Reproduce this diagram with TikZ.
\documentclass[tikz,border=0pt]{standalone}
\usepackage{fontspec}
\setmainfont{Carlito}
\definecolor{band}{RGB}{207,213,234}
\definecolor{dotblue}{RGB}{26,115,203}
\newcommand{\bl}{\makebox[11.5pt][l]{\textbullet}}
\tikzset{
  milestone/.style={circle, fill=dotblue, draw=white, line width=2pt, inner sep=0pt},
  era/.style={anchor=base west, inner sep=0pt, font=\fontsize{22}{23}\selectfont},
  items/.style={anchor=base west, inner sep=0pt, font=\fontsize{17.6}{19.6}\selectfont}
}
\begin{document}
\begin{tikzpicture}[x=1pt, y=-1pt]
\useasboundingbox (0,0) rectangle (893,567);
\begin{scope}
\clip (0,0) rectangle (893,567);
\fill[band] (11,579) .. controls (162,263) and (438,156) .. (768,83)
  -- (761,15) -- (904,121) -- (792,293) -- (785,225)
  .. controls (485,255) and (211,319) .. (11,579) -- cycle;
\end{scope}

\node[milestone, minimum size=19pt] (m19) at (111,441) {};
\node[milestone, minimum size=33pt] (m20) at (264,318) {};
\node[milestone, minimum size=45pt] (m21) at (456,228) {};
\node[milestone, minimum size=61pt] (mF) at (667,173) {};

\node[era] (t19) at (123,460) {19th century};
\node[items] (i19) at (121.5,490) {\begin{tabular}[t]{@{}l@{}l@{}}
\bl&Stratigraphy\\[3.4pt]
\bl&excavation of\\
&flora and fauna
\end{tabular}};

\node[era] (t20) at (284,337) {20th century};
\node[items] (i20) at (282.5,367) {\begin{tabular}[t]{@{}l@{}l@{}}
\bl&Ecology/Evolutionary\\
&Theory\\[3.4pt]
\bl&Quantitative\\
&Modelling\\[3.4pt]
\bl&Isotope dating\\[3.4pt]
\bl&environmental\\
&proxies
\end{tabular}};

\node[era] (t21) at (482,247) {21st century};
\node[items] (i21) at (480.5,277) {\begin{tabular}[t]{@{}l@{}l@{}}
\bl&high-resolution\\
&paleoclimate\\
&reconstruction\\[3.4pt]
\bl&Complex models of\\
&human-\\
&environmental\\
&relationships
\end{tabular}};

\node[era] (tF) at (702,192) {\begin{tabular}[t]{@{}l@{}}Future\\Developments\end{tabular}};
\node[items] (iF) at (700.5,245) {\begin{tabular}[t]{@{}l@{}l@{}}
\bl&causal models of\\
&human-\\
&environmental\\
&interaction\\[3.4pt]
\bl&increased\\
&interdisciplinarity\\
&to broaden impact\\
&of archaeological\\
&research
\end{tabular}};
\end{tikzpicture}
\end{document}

==================================================

Exercise requirements
Each line of the listing above should be output exactly.

Output for this exercise
Reproduce this diagram with TikZ.
\documentclass[tikz,border=0pt]{standalone}
\usepackage{fontspec}
\setmainfont{Carlito}
\definecolor{band}{RGB}{207,213,234}
\definecolor{dotblue}{RGB}{26,115,203}
\newcommand{\bl}{\makebox[11.5pt][l]{\textbullet}}
\tikzset{
  milestone/.style={circle, fill=dotblue, draw=white, line width=2pt, inner sep=0pt},
  era/.style={anchor=base west, inner sep=0pt, font=\fontsize{22}{23}\selectfont},
  items/.style={anchor=base west, inner sep=0pt, font=\fontsize{17.6}{19.6}\selectfont}
}
\begin{document}
\begin{tikzpicture}[x=1pt, y=-1pt]
\useasboundingbox (0,0) rectangle (893,567);
\begin{scope}
\clip (0,0) rectangle (893,567);
\fill[band] (11,579) .. controls (162,263) and (438,156) .. (768,83)
  -- (761,15) -- (904,121) -- (792,293) -- (785,225)
  .. controls (485,255) and (211,319) .. (11,579) -- cycle;
\end{scope}

\node[milestone, minimum size=19pt] (m19) at (111,441) {};
\node[milestone, minimum size=33pt] (m20) at (264,318) {};
\node[milestone, minimum size=45pt] (m21) at (456,228) {};
\node[milestone, minimum size=61pt] (mF) at (667,173) {};

\node[era] (t19) at (123,460) {19th century};
\node[items] (i19) at (121.5,490) {\begin{tabular}[t]{@{}l@{}l@{}}
\bl&Stratigraphy\\[3.4pt]
\bl&excavation of\\
&flora and fauna
\end{tabular}};

\node[era] (t20) at (284,337) {20th century};
\node[items] (i20) at (282.5,367) {\begin{tabular}[t]{@{}l@{}l@{}}
\bl&Ecology/Evolutionary\\
&Theory\\[3.4pt]
\bl&Quantitative\\
&Modelling\\[3.4pt]
\bl&Isotope dating\\[3.4pt]
\bl&environmental\\
&proxies
\end{tabular}};

\node[era] (t21) at (482,247) {21st century};
\node[items] (i21) at (480.5,277) {\begin{tabular}[t]{@{}l@{}l@{}}
\bl&high-resolution\\
&paleoclimate\\
&reconstruction\\[3.4pt]
\bl&Complex models of\\
&human-\\
&environmental\\
&relationships
\end{tabular}};

\node[era] (tF) at (702,192) {\begin{tabular}[t]{@{}l@{}}Future\\Developments\end{tabular}};
\node[items] (iF) at (700.5,245) {\begin{tabular}[t]{@{}l@{}l@{}}
\bl&causal models of\\
&human-\\
&environmental\\
&interaction\\[3.4pt]
\bl&increased\\
&interdisciplinarity\\
&to broaden impact\\
&of archaeological\\
&research
\end{tabular}};
\end{tikzpicture}
\end{document}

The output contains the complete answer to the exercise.